Poyha, a traditional Cherokee meal


Next, we learned about Latin American Indigenous cultures. We enjoyed a green Pozole, and had guest presenters who talked about their indigenous culture and native language, Mixteco Alto.

Learning about Latin American cultures


Finally, our last Culture Focus day included learning about the Lakota Tribe. For dinner we had Fry Bread, which is very common nowadays.  However, we learned that there are a lot of negative connotations with this food in the context of Native American history. Although with Fry Bread being ubiquitous, and with nearly every tribe having a style, and every family having a special recipe, a lot of Native chefs will not even make fry bread because of its origins. Here is a brief testimonial as to why:

By 1890, the Lakota People, once powerful and free, were entirely dependent on the U.S. government. The U.S. had forcibly removed our people from our homeland, confined them to reservations and cut their rations by half.


That ‘ol Indian Fry Bread made of lard & flour ~


“Do you know where the ‘idea’ of frybread comes from, young one?”, asked the Elder…


Everyone sat back and looked so eager to hear the story this beautiful Elder was about to tell, all smiles…


“Buggy flour and rancid lard,” he said softly with his head down… “Flour, you know, with bugs in it, and lard that had gone bad… that was all we got from the Indian Agent.”

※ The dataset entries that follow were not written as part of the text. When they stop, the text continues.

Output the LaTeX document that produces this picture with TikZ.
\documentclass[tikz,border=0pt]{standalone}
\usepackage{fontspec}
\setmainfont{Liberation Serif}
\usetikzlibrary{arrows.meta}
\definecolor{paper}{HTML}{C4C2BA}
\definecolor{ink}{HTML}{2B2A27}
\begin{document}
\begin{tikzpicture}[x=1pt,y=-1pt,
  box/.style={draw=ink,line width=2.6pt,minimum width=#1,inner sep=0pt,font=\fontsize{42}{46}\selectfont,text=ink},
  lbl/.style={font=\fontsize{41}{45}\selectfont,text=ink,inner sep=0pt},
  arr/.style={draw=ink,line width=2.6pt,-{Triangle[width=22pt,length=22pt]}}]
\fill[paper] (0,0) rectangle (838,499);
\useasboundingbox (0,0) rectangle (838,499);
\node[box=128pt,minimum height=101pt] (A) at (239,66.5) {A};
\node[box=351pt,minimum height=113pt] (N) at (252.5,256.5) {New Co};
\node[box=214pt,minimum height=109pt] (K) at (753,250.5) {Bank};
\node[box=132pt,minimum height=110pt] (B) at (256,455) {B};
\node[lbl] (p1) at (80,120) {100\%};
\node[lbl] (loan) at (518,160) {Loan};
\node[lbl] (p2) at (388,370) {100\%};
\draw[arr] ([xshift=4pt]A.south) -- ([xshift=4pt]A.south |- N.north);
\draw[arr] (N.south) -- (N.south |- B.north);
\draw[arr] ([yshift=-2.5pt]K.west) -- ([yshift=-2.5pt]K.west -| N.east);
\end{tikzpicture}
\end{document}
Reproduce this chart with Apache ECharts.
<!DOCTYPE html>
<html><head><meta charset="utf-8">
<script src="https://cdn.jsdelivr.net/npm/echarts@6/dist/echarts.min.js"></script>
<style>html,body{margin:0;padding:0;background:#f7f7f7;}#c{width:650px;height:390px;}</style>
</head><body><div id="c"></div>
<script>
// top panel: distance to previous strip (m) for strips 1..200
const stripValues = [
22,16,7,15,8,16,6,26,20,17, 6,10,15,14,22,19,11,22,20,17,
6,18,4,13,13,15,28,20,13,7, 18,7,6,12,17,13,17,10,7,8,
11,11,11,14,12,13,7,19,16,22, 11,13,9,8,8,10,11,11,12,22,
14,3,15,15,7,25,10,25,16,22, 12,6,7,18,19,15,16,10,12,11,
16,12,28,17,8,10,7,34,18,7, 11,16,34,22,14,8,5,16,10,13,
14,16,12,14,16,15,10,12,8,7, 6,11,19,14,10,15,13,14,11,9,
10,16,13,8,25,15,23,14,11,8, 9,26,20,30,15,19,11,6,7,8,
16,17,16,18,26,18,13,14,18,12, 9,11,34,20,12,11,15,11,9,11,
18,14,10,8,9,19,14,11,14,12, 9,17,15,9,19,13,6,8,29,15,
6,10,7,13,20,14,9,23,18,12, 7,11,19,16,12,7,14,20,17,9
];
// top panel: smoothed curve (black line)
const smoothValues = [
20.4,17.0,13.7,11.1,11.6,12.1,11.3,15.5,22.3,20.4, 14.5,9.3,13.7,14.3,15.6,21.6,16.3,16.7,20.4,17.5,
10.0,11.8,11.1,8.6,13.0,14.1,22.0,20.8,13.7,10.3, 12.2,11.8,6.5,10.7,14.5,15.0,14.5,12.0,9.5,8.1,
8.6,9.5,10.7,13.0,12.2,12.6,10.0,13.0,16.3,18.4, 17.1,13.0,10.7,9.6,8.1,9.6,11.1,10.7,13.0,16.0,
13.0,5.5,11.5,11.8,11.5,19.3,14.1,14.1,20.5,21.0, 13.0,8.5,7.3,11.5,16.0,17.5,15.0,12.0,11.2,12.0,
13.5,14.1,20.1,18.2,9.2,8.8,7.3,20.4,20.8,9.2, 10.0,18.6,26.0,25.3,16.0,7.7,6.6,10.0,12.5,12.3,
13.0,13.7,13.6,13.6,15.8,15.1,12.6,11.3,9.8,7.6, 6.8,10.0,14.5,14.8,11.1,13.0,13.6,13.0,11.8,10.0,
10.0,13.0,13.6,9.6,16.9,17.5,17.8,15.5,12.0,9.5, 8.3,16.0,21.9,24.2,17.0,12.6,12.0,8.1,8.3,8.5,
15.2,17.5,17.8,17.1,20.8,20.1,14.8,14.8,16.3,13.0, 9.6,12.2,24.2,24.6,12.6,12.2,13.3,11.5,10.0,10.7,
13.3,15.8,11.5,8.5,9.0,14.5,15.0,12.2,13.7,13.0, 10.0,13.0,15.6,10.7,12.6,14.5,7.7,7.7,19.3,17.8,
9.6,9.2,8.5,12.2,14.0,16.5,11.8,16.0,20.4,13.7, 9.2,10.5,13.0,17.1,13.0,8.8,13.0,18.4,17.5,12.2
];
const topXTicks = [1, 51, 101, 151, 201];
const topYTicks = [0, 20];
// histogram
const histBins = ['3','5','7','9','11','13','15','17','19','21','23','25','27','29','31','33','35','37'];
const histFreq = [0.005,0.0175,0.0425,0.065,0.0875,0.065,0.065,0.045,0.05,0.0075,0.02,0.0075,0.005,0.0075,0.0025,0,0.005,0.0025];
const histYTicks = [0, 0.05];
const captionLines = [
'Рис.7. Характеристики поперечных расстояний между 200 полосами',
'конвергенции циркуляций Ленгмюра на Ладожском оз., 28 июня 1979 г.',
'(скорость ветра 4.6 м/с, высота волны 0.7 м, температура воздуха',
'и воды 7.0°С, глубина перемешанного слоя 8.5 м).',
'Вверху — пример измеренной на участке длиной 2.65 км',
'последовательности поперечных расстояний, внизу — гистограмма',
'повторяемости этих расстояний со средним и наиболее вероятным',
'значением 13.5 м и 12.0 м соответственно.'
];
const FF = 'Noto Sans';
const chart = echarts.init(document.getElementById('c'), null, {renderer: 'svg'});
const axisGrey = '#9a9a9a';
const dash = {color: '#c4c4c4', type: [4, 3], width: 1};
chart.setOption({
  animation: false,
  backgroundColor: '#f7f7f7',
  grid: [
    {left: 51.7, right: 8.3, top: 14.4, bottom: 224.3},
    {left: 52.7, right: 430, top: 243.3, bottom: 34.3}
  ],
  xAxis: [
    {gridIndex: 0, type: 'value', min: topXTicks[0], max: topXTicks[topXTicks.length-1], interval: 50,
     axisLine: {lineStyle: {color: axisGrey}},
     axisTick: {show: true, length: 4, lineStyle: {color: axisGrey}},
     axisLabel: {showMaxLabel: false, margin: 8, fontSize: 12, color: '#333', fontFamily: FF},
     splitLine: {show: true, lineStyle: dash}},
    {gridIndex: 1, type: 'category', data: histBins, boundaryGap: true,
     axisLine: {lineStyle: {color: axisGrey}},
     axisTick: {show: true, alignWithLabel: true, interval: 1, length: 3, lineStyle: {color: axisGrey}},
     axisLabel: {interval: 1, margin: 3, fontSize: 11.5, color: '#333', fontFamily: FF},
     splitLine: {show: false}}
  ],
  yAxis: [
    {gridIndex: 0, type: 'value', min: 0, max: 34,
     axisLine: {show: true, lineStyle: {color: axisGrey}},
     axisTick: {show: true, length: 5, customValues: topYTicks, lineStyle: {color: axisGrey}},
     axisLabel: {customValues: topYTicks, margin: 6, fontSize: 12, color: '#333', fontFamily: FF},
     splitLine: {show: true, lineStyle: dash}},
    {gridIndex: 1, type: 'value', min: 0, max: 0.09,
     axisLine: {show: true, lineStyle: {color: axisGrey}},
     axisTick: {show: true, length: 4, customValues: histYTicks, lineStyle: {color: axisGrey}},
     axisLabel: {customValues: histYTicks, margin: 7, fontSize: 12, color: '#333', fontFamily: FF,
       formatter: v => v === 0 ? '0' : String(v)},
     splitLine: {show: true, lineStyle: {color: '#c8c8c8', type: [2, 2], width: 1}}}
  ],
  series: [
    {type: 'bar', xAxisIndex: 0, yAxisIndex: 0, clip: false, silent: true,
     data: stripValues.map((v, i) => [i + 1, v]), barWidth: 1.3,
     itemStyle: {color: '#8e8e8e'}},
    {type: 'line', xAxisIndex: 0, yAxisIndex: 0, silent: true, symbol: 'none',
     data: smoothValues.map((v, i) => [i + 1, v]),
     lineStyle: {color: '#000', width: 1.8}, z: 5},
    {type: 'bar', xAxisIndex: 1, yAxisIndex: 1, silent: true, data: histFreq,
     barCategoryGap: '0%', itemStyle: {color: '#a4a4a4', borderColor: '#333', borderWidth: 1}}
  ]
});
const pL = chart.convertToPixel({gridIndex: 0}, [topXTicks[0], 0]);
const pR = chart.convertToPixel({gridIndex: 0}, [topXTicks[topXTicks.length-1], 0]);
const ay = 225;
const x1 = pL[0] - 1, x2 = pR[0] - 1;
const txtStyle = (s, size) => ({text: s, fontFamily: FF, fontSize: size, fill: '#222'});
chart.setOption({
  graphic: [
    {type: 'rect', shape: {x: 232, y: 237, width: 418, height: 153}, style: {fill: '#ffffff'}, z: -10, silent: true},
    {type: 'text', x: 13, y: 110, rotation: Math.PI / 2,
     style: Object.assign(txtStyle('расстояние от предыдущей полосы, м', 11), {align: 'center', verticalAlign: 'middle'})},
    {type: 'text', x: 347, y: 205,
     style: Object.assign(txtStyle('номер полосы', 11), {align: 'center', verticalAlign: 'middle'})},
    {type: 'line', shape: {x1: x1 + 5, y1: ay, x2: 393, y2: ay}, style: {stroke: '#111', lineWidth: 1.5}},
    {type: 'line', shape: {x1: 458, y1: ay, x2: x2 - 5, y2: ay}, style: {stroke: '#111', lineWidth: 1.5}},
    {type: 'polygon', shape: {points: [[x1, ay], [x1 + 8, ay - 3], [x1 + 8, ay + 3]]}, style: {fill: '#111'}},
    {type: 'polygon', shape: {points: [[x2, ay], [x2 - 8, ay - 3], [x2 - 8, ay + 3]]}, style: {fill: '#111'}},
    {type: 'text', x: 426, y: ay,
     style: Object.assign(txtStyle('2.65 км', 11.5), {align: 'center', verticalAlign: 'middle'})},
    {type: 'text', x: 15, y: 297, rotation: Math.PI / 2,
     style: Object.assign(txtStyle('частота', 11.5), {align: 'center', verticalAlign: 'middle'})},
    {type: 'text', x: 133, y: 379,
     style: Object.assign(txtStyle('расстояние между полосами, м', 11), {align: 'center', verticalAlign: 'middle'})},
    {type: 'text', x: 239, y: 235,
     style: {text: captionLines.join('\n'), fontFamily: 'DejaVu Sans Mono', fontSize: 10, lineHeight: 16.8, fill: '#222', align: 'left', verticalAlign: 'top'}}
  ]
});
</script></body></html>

“That was all we had to cook with, it was all we had to eat… Buggy flour and rancid lard… And so, we ‘cooked’ with both… That is how this European mystical and wonderful idea of ‘frybread’ came about… I just thought I would tell you.”

Courtesy of Claudette Johnson Pine Ridge Agency South Dakota, 1891 Denver Public Library Digital Collection.

This aspect of history was shared with our Seniors; a food that seems so common to us now, is rooted in genocide. A dear friend of mine, who is Native American, shared that if we are to serve Fry Bread, we need to make it very clear to everyone that this food was intended to kill off the Native American people, by either starving them to death since all they had to eat was bad Fry Bread, or get so sick from eating it that it could kill them as well. Occasionally he will make it for his friends, and shares the history and says, “here is your food with a side of guilt.”

In fact, while SPSC was at the Burke Museum, the cafe Off the Rez serves Fry Bread, so I was able to have some conversation with a couple of the Seniors, sharing how important it is that we know the history of this food that has become Americanized and celebrated as something wonderful to try to experience Native American ‘culture.’